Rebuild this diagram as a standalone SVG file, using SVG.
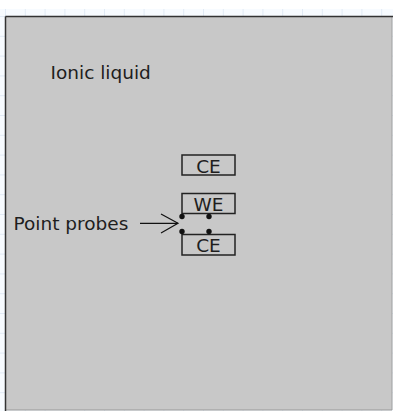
<svg xmlns="http://www.w3.org/2000/svg" width="393" height="411" viewBox="0 0 393 411">
<defs>
<style>
.t{font-family:"DejaVu Sans",Verdana,sans-serif;font-size:18.5px;fill:#1e1e1e}
.box{fill:none;stroke:#222;stroke-width:1.5}
.dot{fill:#111}
.conn{stroke:#111;stroke-width:1.2;fill:none}
</style>
<pattern id="gv" x="5" y="0" width="19.8" height="19.8" patternUnits="userSpaceOnUse">
<line x1="0.5" y1="0" x2="0.5" y2="19.8" stroke="#e1eaf5" stroke-width="1"/>
</pattern>
<pattern id="gh" x="0" y="16" width="19.8" height="19.8" patternUnits="userSpaceOnUse">
<line x1="0" y1="0.5" x2="19.8" y2="0.5" stroke="#e1eaf5" stroke-width="1"/>
</pattern>
</defs>
<rect width="393" height="411" fill="#fff"/>
<rect x="0" y="9" width="393" height="402" fill="#f7fbff"/>
<rect x="0" y="9" width="393" height="402" fill="url(#gv)"/>
<rect x="0" y="9" width="393" height="402" fill="url(#gh)"/>
<g id="liquid">
<rect x="5" y="16" width="387" height="394" fill="#c8c8c8"/>
<line x1="392" y1="16" x2="392" y2="410" stroke="#a0a0a0" stroke-width="1"/>
<line x1="5" y1="410" x2="392" y2="410" stroke="#999" stroke-width="1"/>
<line x1="5.5" y1="16.5" x2="393" y2="16.5" stroke="#333" stroke-width="1.5"/>
<line x1="5.5" y1="16.5" x2="5.5" y2="411" stroke="#333" stroke-width="1.5"/>
<text class="t" x="50.5" y="79">Ionic liquid</text>
</g>
<g id="ce-top">
<rect class="box" x="182" y="155" width="53" height="20"/>
<text class="t" x="208.5" y="173" text-anchor="middle">CE</text>
</g>
<g id="we">
<rect class="box" x="182" y="193.5" width="53" height="20"/>
<text class="t" x="208.5" y="211" text-anchor="middle">WE</text>
</g>
<g id="ce-bottom">
<rect class="box" x="182" y="234.5" width="53" height="20.5"/>
<text class="t" x="208.5" y="252" text-anchor="middle">CE</text>
</g>
<g id="probes">
<circle class="dot" cx="182" cy="216.5" r="2.7"/>
<circle class="dot" cx="209" cy="216.5" r="2.7"/>
<circle class="dot" cx="182" cy="231.5" r="2.7"/>
<circle class="dot" cx="209" cy="231.5" r="2.7"/>
</g>
<g id="label">
<text class="t" x="13.5" y="230">Point probes</text>
</g>
<g id="connectors">
<line class="conn" x1="140" y1="223.3" x2="178" y2="223.3"/>
<polyline class="conn" points="161,214 178,223.3 161,233"/>
</g>
</svg>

● ● ● ● ● ● ●

* [Exercise requirements]
Without including any pictures, print all of the material exactly as given.

* [Problem solution]
Rebuild this diagram as a standalone SVG file, using SVG.
<svg xmlns="http://www.w3.org/2000/svg" width="393" height="411" viewBox="0 0 393 411">
<defs>
<style>
.t{font-family:"DejaVu Sans",Verdana,sans-serif;font-size:18.5px;fill:#1e1e1e}
.box{fill:none;stroke:#222;stroke-width:1.5}
.dot{fill:#111}
.conn{stroke:#111;stroke-width:1.2;fill:none}
</style>
<pattern id="gv" x="5" y="0" width="19.8" height="19.8" patternUnits="userSpaceOnUse">
<line x1="0.5" y1="0" x2="0.5" y2="19.8" stroke="#e1eaf5" stroke-width="1"/>
</pattern>
<pattern id="gh" x="0" y="16" width="19.8" height="19.8" patternUnits="userSpaceOnUse">
<line x1="0" y1="0.5" x2="19.8" y2="0.5" stroke="#e1eaf5" stroke-width="1"/>
</pattern>
</defs>
<rect width="393" height="411" fill="#fff"/>
<rect x="0" y="9" width="393" height="402" fill="#f7fbff"/>
<rect x="0" y="9" width="393" height="402" fill="url(#gv)"/>
<rect x="0" y="9" width="393" height="402" fill="url(#gh)"/>
<g id="liquid">
<rect x="5" y="16" width="387" height="394" fill="#c8c8c8"/>
<line x1="392" y1="16" x2="392" y2="410" stroke="#a0a0a0" stroke-width="1"/>
<line x1="5" y1="410" x2="392" y2="410" stroke="#999" stroke-width="1"/>
<line x1="5.5" y1="16.5" x2="393" y2="16.5" stroke="#333" stroke-width="1.5"/>
<line x1="5.5" y1="16.5" x2="5.5" y2="411" stroke="#333" stroke-width="1.5"/>
<text class="t" x="50.5" y="79">Ionic liquid</text>
</g>
<g id="ce-top">
<rect class="box" x="182" y="155" width="53" height="20"/>
<text class="t" x="208.5" y="173" text-anchor="middle">CE</text>
</g>
<g id="we">
<rect class="box" x="182" y="193.5" width="53" height="20"/>
<text class="t" x="208.5" y="211" text-anchor="middle">WE</text>
</g>
<g id="ce-bottom">
<rect class="box" x="182" y="234.5" width="53" height="20.5"/>
<text class="t" x="208.5" y="252" text-anchor="middle">CE</text>
</g>
<g id="probes">
<circle class="dot" cx="182" cy="216.5" r="2.7"/>
<circle class="dot" cx="209" cy="216.5" r="2.7"/>
<circle class="dot" cx="182" cy="231.5" r="2.7"/>
<circle class="dot" cx="209" cy="231.5" r="2.7"/>
</g>
<g id="label">
<text class="t" x="13.5" y="230">Point probes</text>
</g>
<g id="connectors">
<line class="conn" x1="140" y1="223.3" x2="178" y2="223.3"/>
<polyline class="conn" points="161,214 178,223.3 161,233"/>
</g>
</svg>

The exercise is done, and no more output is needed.